Stuck in Neutral


With plenty of positive…and negative…news floating around about the global economy and markets, it can be difficult for investors to assess if they are properly positioned for whatever their long-term and short-term investment objectives are. After six years of generally rising stock and bond prices, they don’t want to get slammed e.g. the early 2000s and 2007-2009. But they also don’t want to go “Humpty-Dumpty” and assume the sky is falling. Given the confluence (good SAT word?) of evidence, it is hard to blame them. We see emphasis on “neutrality” in outlook in several of the indicators we follow at Sungarden, including our Sungarden® Stock Scoring System.

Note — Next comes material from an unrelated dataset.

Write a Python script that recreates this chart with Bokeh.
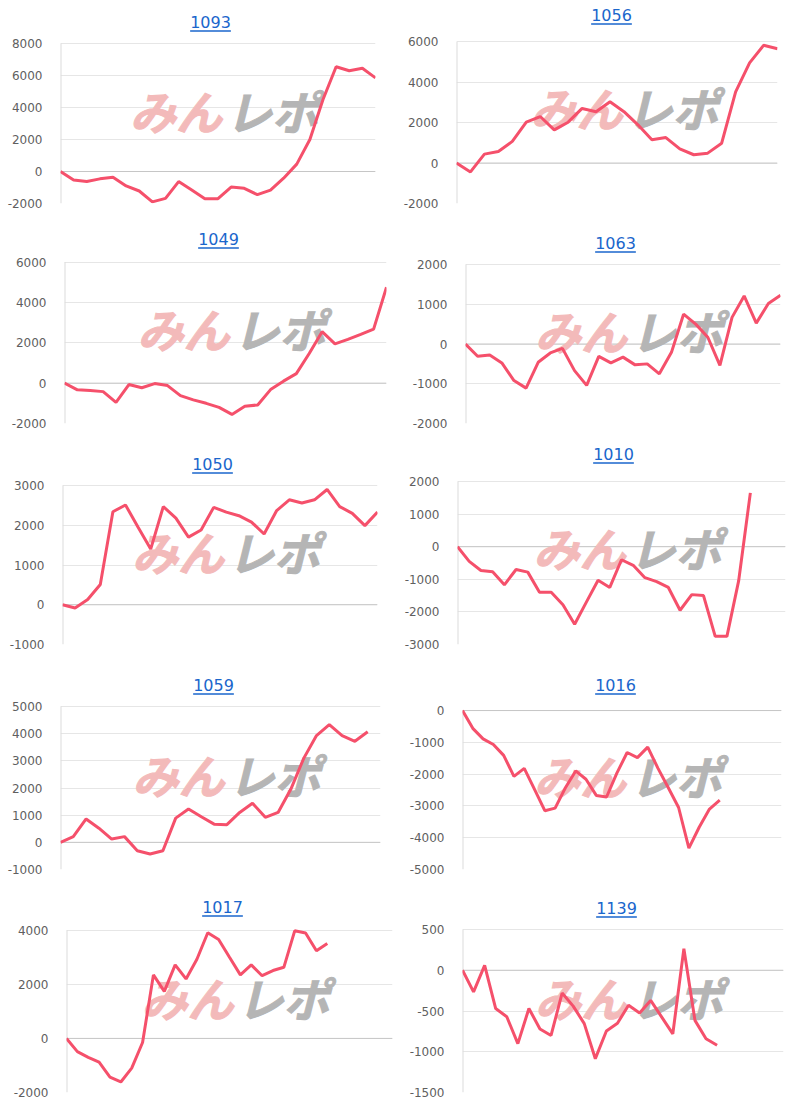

From a fundamental and technical standpoint, we see fewer screaming long-term buys than we have in some time, yet we also don’t see too many situations that signal pending disaster.

We have learned over the years that by looking closely at the current condition of the 100 stocks (50 Dividend-oriented and 50 Growth-oriented), we can draw some general conclusions about the broad stock market’s reward/risk tradeoff. Today, that puts us in the neutral camp, though ready and willing to pivot as conditions dictate.

One indicator that seems to summarize the neutral-ness of today’s environment is the US Investor Sentiment Indicator series. It is published by the American Association of Individual Investors (AAII), who describes it as follows:

The AAII Investor Sentiment Survey measures the percentage of individual investors who are bullish, bearish, and neutral on the stock market for the next six months; individuals are polled from the ranks of the AAII membership on a weekly basis. Only one vote per member is accepted in each weekly voting period.

While this index is notoriously volatile in the short-term, as you can see above, the percent of Neutral opinions has been in a generally rising trend since the bull market began six years ago. Our take is that over this period, the shock of the horrendous market conditions of late 2007-early 2009 have gradually given way to a sense of uncertainty. After all, the stock market is way up over this time, but that probably has more to do with the psychological impact of suppressed interest rates than a “normal” economic expansion. And while we cannot point to a definitive historical signal generated by the Neutrals being near a 6-year high, we can add this to list of items to be aware of as the market’s emotions get sorted out.

Regardless of what we think, however, we are always balancing the opportunities for reward with those for major risk. It is fair to say that lately, that balancing act leads to more neutral conclusions than decisive ones in the many indicators we follow.